Yes but killing them would have been unlikely. I was stopped and they were within 3 feet in front of my car. I could have injured them but not likely killed them.
Well you could start by defining it ss those having citizen complaints against them sustained. It’s about one in every 200 officers in the only survey I remember seeing.
Defunding or defending? I am not doing or supporting neither, I am simply saying the attention paid to something that impacts one out of every almost four million annually is completely disproportionate to reality. There are literally hundreds of things that are more important to “solve” than this, even if every case is tragic. And worse, the skewed view causes problems for communities everywhere. This is how badly the disproportionate coverage has skewed the issue, half of liberals think 1000 unarmed black men were shot in 2019. And 30 percent think it’s 10k. https://www.policemag.com/patrol/ne...re-unarmed-black-men-killed-by-police-in-2019 Police being vilified makes it harder to get people to fill open roles which means cities either have to live with under staffed departments, or taxes have to go up to support higher salaries to fill them, police/citizen interactions become harder because people are more likely to be belligerent or simply run if they think the cop is going to shoot them.

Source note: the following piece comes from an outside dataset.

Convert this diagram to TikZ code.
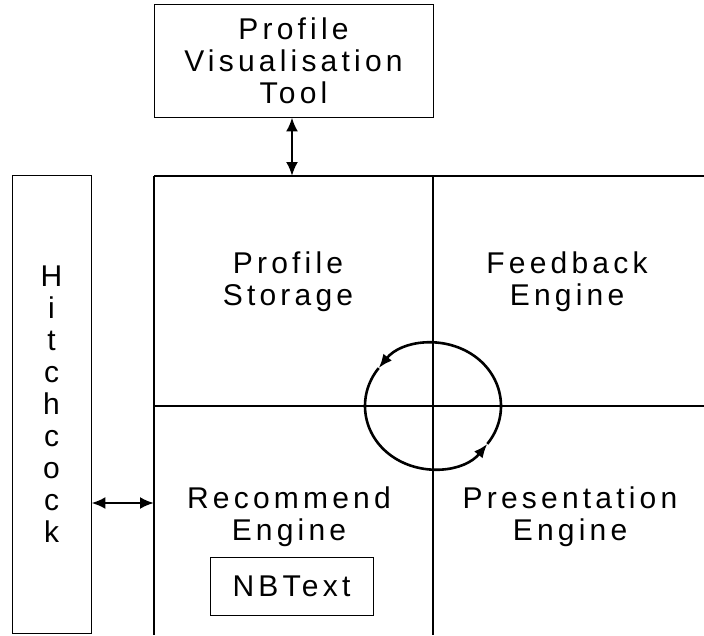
\documentclass[tikz,border=0pt]{standalone}
\usepackage{fontspec}
\usepackage{tikz}
\usetikzlibrary{calc,arrows.meta}
\newfontfamily\diagfont[LetterSpace=14]{Liberation Sans}

\tikzset{
  box/.style={draw, line width=0.9pt, align=center, inner sep=0pt},
  lbl/.style={align=center, font=\diagfont\fontsize{30}{32}\selectfont},
  grid/.style={line width=1.2pt},
  link/.style={line width=2.4pt, {Latex[length=14pt,width=12pt]}-{Latex[length=14pt,width=12pt]}},
  loop/.style={line width=2.6pt, -{Latex[length=14pt,width=11pt]}}
}

\begin{document}
\begin{tikzpicture}[x=1pt, y=-1pt]
    \useasboundingbox (0,0) rectangle (704,635);
    % the four engine quadrants
    \coordinate (tl) at (154,176);
    \coordinate (tm) at (433,176);
    \coordinate (ml) at (154,406);
    \coordinate (cyc) at (433,406);
    \draw[grid] (tl) -- (704,176);
    \draw[grid] (tl) -- (154,635);
    \draw[grid] (tm) -- (433,635);
    \draw[grid] (ml) -- (704,406);
    \node[lbl] (store) at (288,282) {Profile\\Storage};
    \node[lbl] (feed) at (567,282) {Feedback\\Engine};
    \node[lbl] (rec) at (289,517) {Recommend\\Engine};
    \node[lbl] (pres) at (570,517) {Presentation\\Engine};
    \node[box, lbl, minimum width=163pt, minimum height=58pt] (nbt) at (291.5,586) {NBText};
    % outer tools
    \node[box, lbl, minimum width=279pt, minimum height=113pt] (vis) at (293.5,60.5) {Profile\\Visualisation\\Tool};
    \node[box, lbl, minimum width=79pt, minimum height=458pt] (hitch) at (51.5,404) {H\\i\\t\\c\\h\\c\\o\\c\\k};
    \coordinate (visin) at (292,176);
    \coordinate (recin) at (154,503);
    \draw[link] (vis.south -| visin) -- (visin);
    \draw[link] (hitch.east |- recin) -- (recin);
    % feedback loop round the centre
    \draw[loop] ($(cyc)+(37:68 and 63)$) arc[start angle=37, end angle=-143, x radius=68, y radius=63];
    \draw[loop] ($(cyc)+(-143:68 and 63)$) arc[start angle=-143, end angle=-323, x radius=68, y radius=63];
\end{tikzpicture}
\end{document}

Cops have been murdered randomly by people trying to “get even”. Cities take anectodal data to make broad decisions on policing which have largely backfired, among other things. All I’m advocating for is a fact based discussion and not a continuously YouTube or one off based one.
Surely you see the problem with using sustained complaints as a way to define what constitutes a bad officer. Who decides whether a complaint is sustained?
Depends where you are, many places have citizen committees now. And someone can still sue or seek criminal prosecution if a complaint isn’t taken seriously. But if someone has a better more objective fulsome metric I’m all ears.